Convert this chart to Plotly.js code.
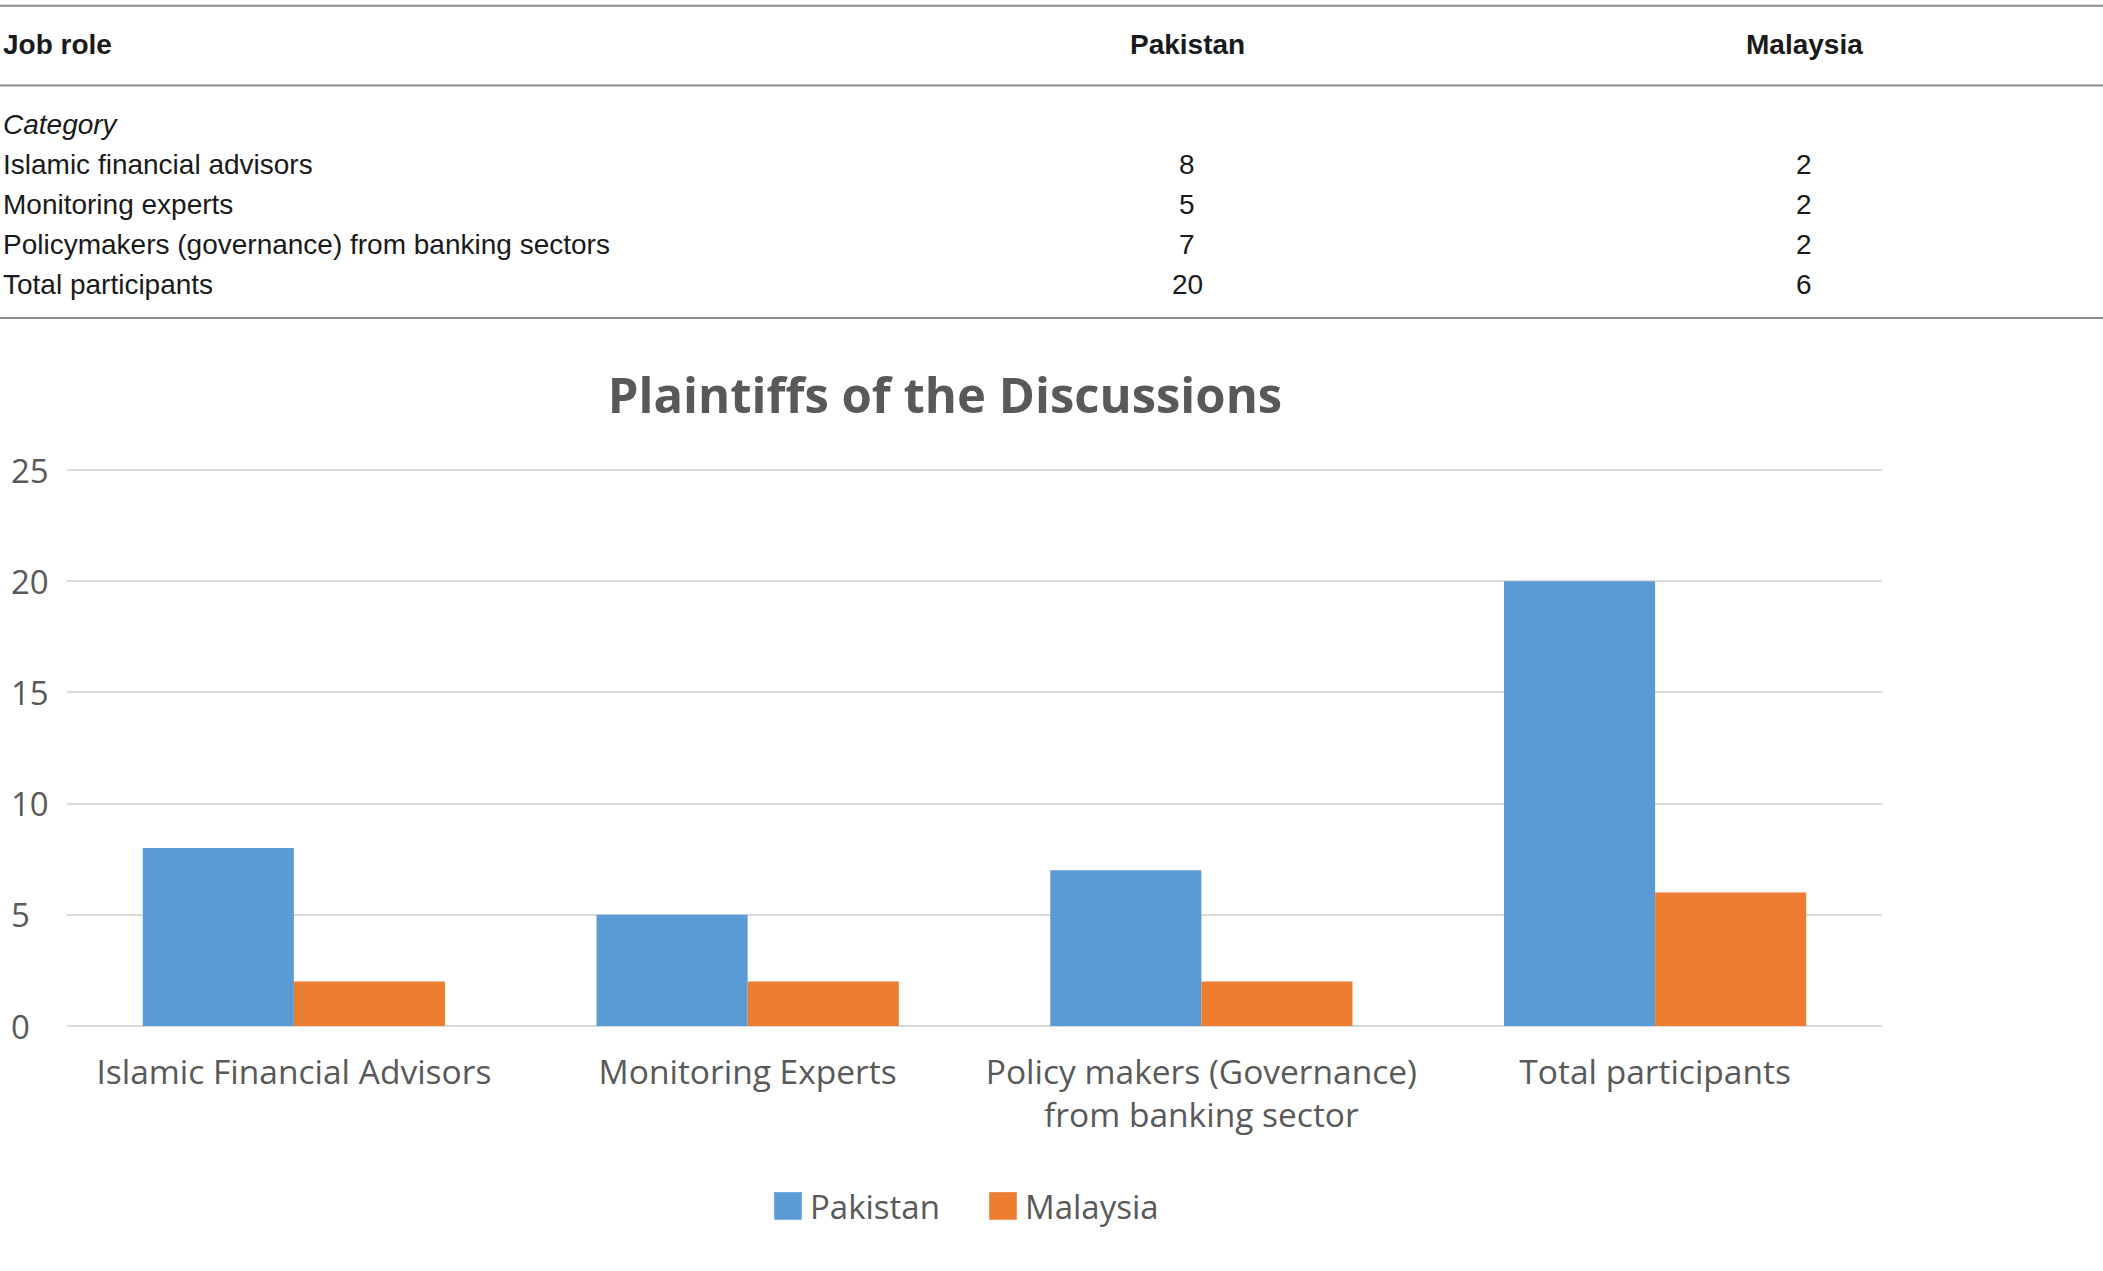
<!DOCTYPE html>
<html>
<head>
<meta charset="utf-8">
<script src="https://cdn.plot.ly/plotly-3.0.1.min.js"></script>
<style>
  body { margin: 0; background: #fff; }
  #chart { width: 2103px; height: 1271px; }
  /* bigger legend swatches, like the Excel legend */
  g.legendpoints path { transform: translate(18px, 0px) scale(2.3); }
</style>
</head>
<body>
<div id="chart"></div>
<script>
// table data
var columnHeaders = ['Job role', 'Pakistan', 'Malaysia'];
var tableGroup = 'Category';
var tableRoles = ['Islamic financial advisors', 'Monitoring experts',
  'Policymakers (governance) from banking sectors', 'Total participants'];

// chart data
var chartCategories = ['Islamic Financial Advisors', 'Monitoring Experts',
  'Policy makers (Governance)<br>from banking sector', 'Total participants'];
var pakistan = [8, 5, 7, 20];
var malaysia = [2, 2, 2, 6];
var yTicks = [0, 5, 10, 15, 20, 25];

var W = 2103, H = 1271;
var tableFont = 'Liberation Sans, Arial, sans-serif';
var chartFont = 'Open Sans, Noto Sans, sans-serif';
var grey = '#595959';

// column anchors (paper x) for the table
var colX = [0.0005, 1187 / W, 1804 / W];
var colAlign = ['left', 'center', 'center'];

var annotations = [];

function cell(text, col, row, bold) {
  annotations.push({
    text: bold ? '<b>' + text + '</b>' : text,
    xref: 'paper', yref: 'y2', x: colX[col], y: row,
    xanchor: colAlign[col], yanchor: 'middle', showarrow: false,
    font: {family: tableFont, size: 28, color: '#1a1a1a'}
  });
}

columnHeaders.forEach(function(h, i) { cell(h, i, 0, true); });
cell('<i>' + tableGroup + '</i>', 0, 2, false);
tableRoles.forEach(function(r, i) {
  cell(r, 0, 3 + i, false);
  cell(String(pakistan[i]), 1, 3 + i, false);
  cell(String(malaysia[i]), 2, 3 + i, false);
});

// y tick labels, left aligned as in the original
yTicks.forEach(function(t) {
  annotations.push({
    text: String(t), xref: 'paper', yref: 'y', x: 9 / W, y: t,
    xanchor: 'left', yanchor: 'middle', showarrow: false,
    font: {family: chartFont, size: 33, color: grey}
  });
});

var shapes = [-0.975, 1.02, 6.85].map(function(r) {
  return {type: 'line', xref: 'paper', yref: 'y2', x0: 0, x1: 1, y0: r, y1: r,
    line: {color: '#8c8c8c', width: 2}};
});

var data = [
  {type: 'bar', name: 'Pakistan', x: chartCategories, y: pakistan,
    marker: {color: '#5B9BD5'}, hoverinfo: 'y'},
  {type: 'bar', name: 'Malaysia', x: chartCategories, y: malaysia,
    marker: {color: '#ED7D31'}, hoverinfo: 'y'}
];

var layout = {
  width: W, height: H,
  margin: {l: 0, r: 0, t: 0, b: 0},
  paper_bgcolor: '#fff', plot_bgcolor: '#fff',
  font: {family: chartFont, color: grey},
  title: {
    text: '<b>Plaintiffs of the Discussions</b>',
    xref: 'container', yref: 'container', x: 945 / W, y: 1 - 396 / H,
    xanchor: 'center', yanchor: 'middle',
    font: {family: chartFont, size: 49, color: grey}
  },
  barmode: 'group', bargap: 0.334, bargroupgap: 0,
  xaxis: {
    domain: [67 / W, 1882 / W],
    tickfont: {family: chartFont, size: 33.5, color: grey},
    ticks: '', ticklabelstandoff: 23,
    showline: false, showgrid: false, fixedrange: true
  },
  yaxis: {
    domain: [245 / H, 802 / H], range: [0, 25.05],
    tickvals: yTicks, showticklabels: false, ticks: '',
    showgrid: true, gridcolor: '#d9d9d9', gridwidth: 2,
    zeroline: true, zerolinecolor: '#d9d9d9', zerolinewidth: 2,
    fixedrange: true
  },
  xaxis2: {domain: [0, 1], range: [0, 1], visible: false, anchor: 'y2', fixedrange: true},
  yaxis2: {domain: [1 - 330.46 / H, 1], range: [7.1615, -1.12], visible: false,
    anchor: 'x2', fixedrange: true},
  showlegend: true,
  legend: {
    orientation: 'h', x: 770 / W, y: 1 - 1206 / H,
    xanchor: 'left', yanchor: 'middle',
    font: {family: chartFont, size: 33, color: grey},
    itemwidth: 30, traceorder: 'normal',
    entrywidth: 170, entrywidthmode: 'pixels'
  },
  annotations: annotations,
  shapes: shapes
};

Plotly.newPlot('chart', data, layout, {displayModeBar: false, staticPlot: true});
</script>
</body>
</html>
━━━━━━━━━━
#### Task directions
Images in the data above are to be skipped. Retype all other material exactly.

#### Solution
Convert this chart to Plotly.js code.
<!DOCTYPE html>
<html>
<head>
<meta charset="utf-8">
<script src="https://cdn.plot.ly/plotly-3.0.1.min.js"></script>
<style>
  body { margin: 0; background: #fff; }
  #chart { width: 2103px; height: 1271px; }
  /* bigger legend swatches, like the Excel legend */
  g.legendpoints path { transform: translate(18px, 0px) scale(2.3); }
</style>
</head>
<body>
<div id="chart"></div>
<script>
// table data
var columnHeaders = ['Job role', 'Pakistan', 'Malaysia'];
var tableGroup = 'Category';
var tableRoles = ['Islamic financial advisors', 'Monitoring experts',
  'Policymakers (governance) from banking sectors', 'Total participants'];

// chart data
var chartCategories = ['Islamic Financial Advisors', 'Monitoring Experts',
  'Policy makers (Governance)<br>from banking sector', 'Total participants'];
var pakistan = [8, 5, 7, 20];
var malaysia = [2, 2, 2, 6];
var yTicks = [0, 5, 10, 15, 20, 25];

var W = 2103, H = 1271;
var tableFont = 'Liberation Sans, Arial, sans-serif';
var chartFont = 'Open Sans, Noto Sans, sans-serif';
var grey = '#595959';

// column anchors (paper x) for the table
var colX = [0.0005, 1187 / W, 1804 / W];
var colAlign = ['left', 'center', 'center'];

var annotations = [];

function cell(text, col, row, bold) {
  annotations.push({
    text: bold ? '<b>' + text + '</b>' : text,
    xref: 'paper', yref: 'y2', x: colX[col], y: row,
    xanchor: colAlign[col], yanchor: 'middle', showarrow: false,
    font: {family: tableFont, size: 28, color: '#1a1a1a'}
  });
}

columnHeaders.forEach(function(h, i) { cell(h, i, 0, true); });
cell('<i>' + tableGroup + '</i>', 0, 2, false);
tableRoles.forEach(function(r, i) {
  cell(r, 0, 3 + i, false);
  cell(String(pakistan[i]), 1, 3 + i, false);
  cell(String(malaysia[i]), 2, 3 + i, false);
});

// y tick labels, left aligned as in the original
yTicks.forEach(function(t) {
  annotations.push({
    text: String(t), xref: 'paper', yref: 'y', x: 9 / W, y: t,
    xanchor: 'left', yanchor: 'middle', showarrow: false,
    font: {family: chartFont, size: 33, color: grey}
  });
});

var shapes = [-0.975, 1.02, 6.85].map(function(r) {
  return {type: 'line', xref: 'paper', yref: 'y2', x0: 0, x1: 1, y0: r, y1: r,
    line: {color: '#8c8c8c', width: 2}};
});

var data = [
  {type: 'bar', name: 'Pakistan', x: chartCategories, y: pakistan,
    marker: {color: '#5B9BD5'}, hoverinfo: 'y'},
  {type: 'bar', name: 'Malaysia', x: chartCategories, y: malaysia,
    marker: {color: '#ED7D31'}, hoverinfo: 'y'}
];

var layout = {
  width: W, height: H,
  margin: {l: 0, r: 0, t: 0, b: 0},
  paper_bgcolor: '#fff', plot_bgcolor: '#fff',
  font: {family: chartFont, color: grey},
  title: {
    text: '<b>Plaintiffs of the Discussions</b>',
    xref: 'container', yref: 'container', x: 945 / W, y: 1 - 396 / H,
    xanchor: 'center', yanchor: 'middle',
    font: {family: chartFont, size: 49, color: grey}
  },
  barmode: 'group', bargap: 0.334, bargroupgap: 0,
  xaxis: {
    domain: [67 / W, 1882 / W],
    tickfont: {family: chartFont, size: 33.5, color: grey},
    ticks: '', ticklabelstandoff: 23,
    showline: false, showgrid: false, fixedrange: true
  },
  yaxis: {
    domain: [245 / H, 802 / H], range: [0, 25.05],
    tickvals: yTicks, showticklabels: false, ticks: '',
    showgrid: true, gridcolor: '#d9d9d9', gridwidth: 2,
    zeroline: true, zerolinecolor: '#d9d9d9', zerolinewidth: 2,
    fixedrange: true
  },
  xaxis2: {domain: [0, 1], range: [0, 1], visible: false, anchor: 'y2', fixedrange: true},
  yaxis2: {domain: [1 - 330.46 / H, 1], range: [7.1615, -1.12], visible: false,
    anchor: 'x2', fixedrange: true},
  showlegend: true,
  legend: {
    orientation: 'h', x: 770 / W, y: 1 - 1206 / H,
    xanchor: 'left', yanchor: 'middle',
    font: {family: chartFont, size: 33, color: grey},
    itemwidth: 30, traceorder: 'normal',
    entrywidth: 170, entrywidthmode: 'pixels'
  },
  annotations: annotations,
  shapes: shapes
};

Plotly.newPlot('chart', data, layout, {displayModeBar: false, staticPlot: true});
</script>
</body>
</html>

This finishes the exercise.